To the naked eye, rural Sindh and the federal capital could not look more different. But the Supreme Court has discovered that they have one thing in common: ghost schools.
Some of them have been turned into stables and others into homes for the influential.
So, on Monday, the three-judge bench of the Supreme Court said it wanted a full report on what has been done to take them back, especially from powerful men.
The court was surprised to learn that at least three schools in Islamabad were merged into a housing colony run by a billionaire property tycoon, and that the authorities have not been doing anything to retrieve the public land.
Justice Gulzar Ahmad said that to keep the children away from schools in rural Sindh, local ‘vaderas’ in connivance with the police had registered false FIRs against minors.
Fazalullah Pecheho, a secretary of the education department of Sindh, claimed that 227 schools were taken back last month and are now up and running. However, some officials from Sindh, who were also in court, alleged that a man was roughed up when he identified a ghost school in his village.

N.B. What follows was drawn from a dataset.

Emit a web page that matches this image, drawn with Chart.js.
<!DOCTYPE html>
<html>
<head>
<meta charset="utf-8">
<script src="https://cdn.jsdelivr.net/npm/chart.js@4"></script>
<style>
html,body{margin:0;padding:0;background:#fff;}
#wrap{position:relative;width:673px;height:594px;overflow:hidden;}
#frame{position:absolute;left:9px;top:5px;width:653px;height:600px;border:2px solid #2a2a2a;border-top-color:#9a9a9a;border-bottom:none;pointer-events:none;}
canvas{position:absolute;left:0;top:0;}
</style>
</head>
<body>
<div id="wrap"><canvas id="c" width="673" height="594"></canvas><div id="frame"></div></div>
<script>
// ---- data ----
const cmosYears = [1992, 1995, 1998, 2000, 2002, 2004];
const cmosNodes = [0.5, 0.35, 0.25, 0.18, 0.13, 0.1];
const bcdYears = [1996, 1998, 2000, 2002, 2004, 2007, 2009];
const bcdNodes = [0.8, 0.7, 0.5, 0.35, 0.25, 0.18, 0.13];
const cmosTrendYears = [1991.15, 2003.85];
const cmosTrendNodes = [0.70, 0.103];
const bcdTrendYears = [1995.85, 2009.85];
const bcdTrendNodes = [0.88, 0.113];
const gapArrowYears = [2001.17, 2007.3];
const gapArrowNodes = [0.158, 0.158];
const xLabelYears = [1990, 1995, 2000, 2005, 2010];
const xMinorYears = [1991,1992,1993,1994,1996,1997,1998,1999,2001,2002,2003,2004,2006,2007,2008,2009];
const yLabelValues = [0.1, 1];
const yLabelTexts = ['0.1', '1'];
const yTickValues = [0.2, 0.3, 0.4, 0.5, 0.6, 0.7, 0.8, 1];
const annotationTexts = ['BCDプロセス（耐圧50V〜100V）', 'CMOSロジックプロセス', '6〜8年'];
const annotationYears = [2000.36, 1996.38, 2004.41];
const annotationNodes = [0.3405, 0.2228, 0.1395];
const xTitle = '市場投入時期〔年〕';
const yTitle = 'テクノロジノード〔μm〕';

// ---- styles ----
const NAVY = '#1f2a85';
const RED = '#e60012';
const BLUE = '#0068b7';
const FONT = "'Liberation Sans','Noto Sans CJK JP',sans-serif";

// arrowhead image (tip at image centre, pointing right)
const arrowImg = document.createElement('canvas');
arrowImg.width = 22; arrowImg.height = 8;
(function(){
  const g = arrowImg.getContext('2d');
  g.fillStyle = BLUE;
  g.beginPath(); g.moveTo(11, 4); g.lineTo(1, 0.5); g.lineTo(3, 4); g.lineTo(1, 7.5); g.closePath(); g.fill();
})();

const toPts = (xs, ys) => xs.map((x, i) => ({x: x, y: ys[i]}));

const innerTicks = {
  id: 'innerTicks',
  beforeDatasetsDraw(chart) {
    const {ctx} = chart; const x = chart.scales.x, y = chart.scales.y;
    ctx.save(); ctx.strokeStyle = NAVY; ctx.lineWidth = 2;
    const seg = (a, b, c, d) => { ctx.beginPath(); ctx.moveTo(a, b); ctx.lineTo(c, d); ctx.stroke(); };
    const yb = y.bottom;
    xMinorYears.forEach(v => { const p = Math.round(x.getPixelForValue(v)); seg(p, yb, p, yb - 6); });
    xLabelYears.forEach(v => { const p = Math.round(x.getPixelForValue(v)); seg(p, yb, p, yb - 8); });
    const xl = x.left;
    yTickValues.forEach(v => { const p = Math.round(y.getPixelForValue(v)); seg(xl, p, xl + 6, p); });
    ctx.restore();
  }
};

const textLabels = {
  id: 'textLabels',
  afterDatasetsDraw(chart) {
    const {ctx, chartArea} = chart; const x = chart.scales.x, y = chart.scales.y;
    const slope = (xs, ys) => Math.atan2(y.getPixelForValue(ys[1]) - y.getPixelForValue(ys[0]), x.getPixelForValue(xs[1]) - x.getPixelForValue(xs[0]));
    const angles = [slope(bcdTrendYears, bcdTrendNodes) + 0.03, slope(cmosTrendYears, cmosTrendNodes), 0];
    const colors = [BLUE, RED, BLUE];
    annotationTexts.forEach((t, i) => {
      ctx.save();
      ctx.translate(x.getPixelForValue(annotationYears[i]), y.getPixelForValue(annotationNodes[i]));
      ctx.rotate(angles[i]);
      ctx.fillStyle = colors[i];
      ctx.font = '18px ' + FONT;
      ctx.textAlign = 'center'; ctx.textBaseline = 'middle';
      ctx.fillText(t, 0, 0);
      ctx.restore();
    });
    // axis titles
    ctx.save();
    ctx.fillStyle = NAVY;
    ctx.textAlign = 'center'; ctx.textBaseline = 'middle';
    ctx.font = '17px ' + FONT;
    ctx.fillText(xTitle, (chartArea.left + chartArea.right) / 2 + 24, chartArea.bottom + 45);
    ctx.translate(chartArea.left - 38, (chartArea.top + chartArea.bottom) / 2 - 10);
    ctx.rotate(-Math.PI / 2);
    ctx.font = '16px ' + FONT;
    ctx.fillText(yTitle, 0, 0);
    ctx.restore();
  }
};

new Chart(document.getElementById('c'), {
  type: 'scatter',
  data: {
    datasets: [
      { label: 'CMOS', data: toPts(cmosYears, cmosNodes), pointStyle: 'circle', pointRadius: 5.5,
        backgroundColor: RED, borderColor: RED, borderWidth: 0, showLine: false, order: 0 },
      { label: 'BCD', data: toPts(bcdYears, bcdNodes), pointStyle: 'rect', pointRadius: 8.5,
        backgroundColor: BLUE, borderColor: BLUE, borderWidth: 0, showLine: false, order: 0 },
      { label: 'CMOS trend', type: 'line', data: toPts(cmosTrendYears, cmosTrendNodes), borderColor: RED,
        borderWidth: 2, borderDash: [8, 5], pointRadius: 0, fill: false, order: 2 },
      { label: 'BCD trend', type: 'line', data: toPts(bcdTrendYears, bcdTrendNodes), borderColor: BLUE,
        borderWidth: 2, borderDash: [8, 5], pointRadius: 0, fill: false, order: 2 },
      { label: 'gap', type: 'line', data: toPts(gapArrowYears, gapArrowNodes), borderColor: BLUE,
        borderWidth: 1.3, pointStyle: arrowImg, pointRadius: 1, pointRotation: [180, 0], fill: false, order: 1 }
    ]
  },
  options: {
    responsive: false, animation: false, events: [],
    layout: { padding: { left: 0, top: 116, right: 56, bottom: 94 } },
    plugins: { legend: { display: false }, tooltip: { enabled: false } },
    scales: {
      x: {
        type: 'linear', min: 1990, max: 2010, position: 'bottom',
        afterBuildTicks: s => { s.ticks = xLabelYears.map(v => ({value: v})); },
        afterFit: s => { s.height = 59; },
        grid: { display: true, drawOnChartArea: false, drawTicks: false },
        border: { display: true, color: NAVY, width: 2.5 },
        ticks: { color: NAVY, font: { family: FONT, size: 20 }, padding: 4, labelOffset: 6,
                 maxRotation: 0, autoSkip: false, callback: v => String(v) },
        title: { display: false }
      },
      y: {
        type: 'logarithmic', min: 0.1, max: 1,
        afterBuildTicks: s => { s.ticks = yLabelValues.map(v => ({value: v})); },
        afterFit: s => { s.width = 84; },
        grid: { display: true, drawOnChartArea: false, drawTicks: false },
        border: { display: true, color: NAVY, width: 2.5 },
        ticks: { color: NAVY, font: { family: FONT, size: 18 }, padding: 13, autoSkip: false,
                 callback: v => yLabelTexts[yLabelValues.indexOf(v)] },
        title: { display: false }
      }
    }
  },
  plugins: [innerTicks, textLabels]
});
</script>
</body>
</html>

Pecheho was unable to respond when asked how many schools were closed in Sindh. All he could offer was that they were still working on a survey.
The bench had asked all the high courts to survey Sindh for ghost schools and had in a report before April 8.
Chief Justice Chaudhry also told the government to arrest influential people who had taken over schools and to register criminal cases against them.
Published in The Express Tribune, March 19th, 2013.